What is my organizational preference?
What is my organizational style?
Why do I use this style?
How is it working/ not working for me?
How can I improve my organizational skills?
Being organized involves having an understanding of the task to be done, the estimated time to complete the task and time available, and the tools needed. While there may be a connection between neatness and organization, it is not always the case. People have different styles and tolerances, and some people are "selectively organized" in areas that reflect their personal values. In broad terms, individuals may adopt a style that is "left brain" (logical, detailed, sequential, linear) while others favour a "right brain" (holistic, relational, creative, gestalt) approach or a mix of the two styles. Depending on your personal cognitive style, different strategies will be helpful around "task, time and tools". If you'd like to know more about your cognitive style, go to:
On the surface your schedule may appear very open. Unlike undergraduates who often have their school days filled with classes, grad students, especially those in non coursework streams, don't have a great deal of structure in their day. Therefore, creating a self-imposed plan of action for each year, term, week, and day is paramount to keeping on track. Planning a schedule can be particularly difficult at the beginning of one's program if "things haven't started yet" e.g. reading courses not yet laid out, thesis unclear, etc. For some students setting up supervisory and group meetings and research studies may take weeks. During this phase students who have not organized a tentative plan might find themselves wasting precious time. Getting into a routine too late may also lead to procrastination. A sense of openness or too much space in your schedule accompanies some students throughout their programs with dire consequences. They might chronically hand in work late, not be well prepared for presentations or comprehensive exams, and/or get further and further behind in their research. This "fluid" feeling is particularly challenging for students whose cognitive style is more "right brain" as they are not naturally predisposed to highly structured routines. "Right brain" students might find sticking to a self-imposed schedule very difficult, even though, it is critical to achieving their goals. To assist you in planning your schedule, review the strategies in:
Learning Strategies for Right-Brain Thinkers (110 KB) Regardless of your cognitive style, regularly revisiting your values, goals and priorities will give purpose to your schedule.

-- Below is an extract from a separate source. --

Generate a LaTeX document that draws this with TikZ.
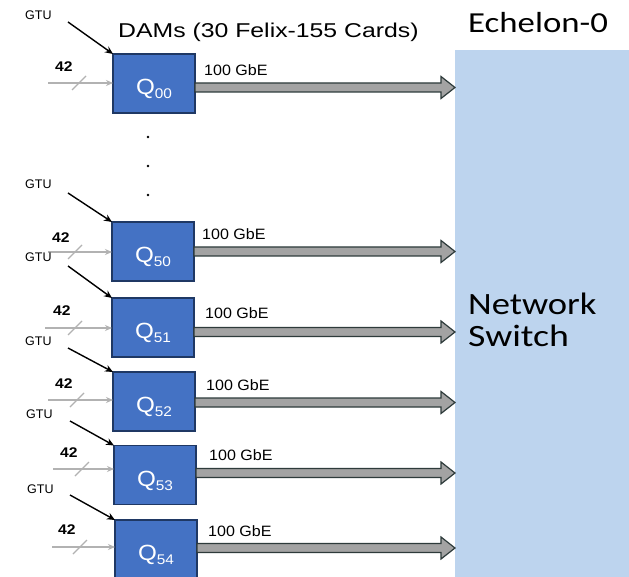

Large projects, e.g. researching and writing a dissertation, may span many years. Even with clear goals and time management skills, the project may feel daunting and energy levels may ebb and tide. In addition, there will be certain aspects of the project that are in your control (e.g. making a plan to finish your literature review) and others that are not (e.g. waiting for your supervisor to read and feedback on your research proposal). Finally, a large project will be competing with many other tasks, both academic and personal, so managing your time is paramount.
Issues graduate students face when managing large projects are:
Do any of these statements or a variation sound familiar to you?
"What if I can't do what my supervisor has asked?"
"I'm way over my head."
"If I can't get this done when [my supervisor] asked for it, will s/he think I'm lazy? not smart enough to be a grad student?
"If I don't finish this degree, what will my [family, friends, partner, kids] think of me?"
"I'm not grad student material. Who was I trying to kid?"
Negative thoughts have a negative impact on your ability to perform. They will increase your stress levels and, consequently, interfere with concentration, focusing, and managing your time. If you are feeling this way, you might consider a professional consultation with a learning strategist and/ or a personal counsellor at Queen's Counselling Services.
Create a Positive Learning Environment: Organize your study space/ desk area. Make sure it is a quiet place where you cannot be distracted.
Stick to Your Schedule: Make a contract to get and stay organized. List what you will do in the presence of a family member, friend, colleague, faculty member, or learning strategist. Have him/her witness it. Review it regularly.
Show Progression: Allow yourself to see that you are moving ahead, e.g. Mark Xs on your calendar days to denote work days complete leading up to a big event.
Supervisor & Faculty Support
Faculty can play a key role in helping you stay on track.
Set regular meetings with faculty involved in your learning.
Have regular, ongoing email communication, even when your supervisor is not physically available.
Keep a personal record of weekly goals and achievements and next intended steps and share these with your supervisor at each meeting. Make a copy for his/her files.
Professional Support & Mentoring
Get professional support to help you organize: learning strategists, Writing Centre tutors, other faculty members inside or outside your department. Sometimes there are retired professors in the community with expertise in your area who are very willing to lend a hand.
Colleagues can help you stay on track. Find a colleague who is very organized as your role model. Ask what his/her time management strategies are.
Explain your student life to your partner and family, and enlist their cooperation in making realistic plans involving you.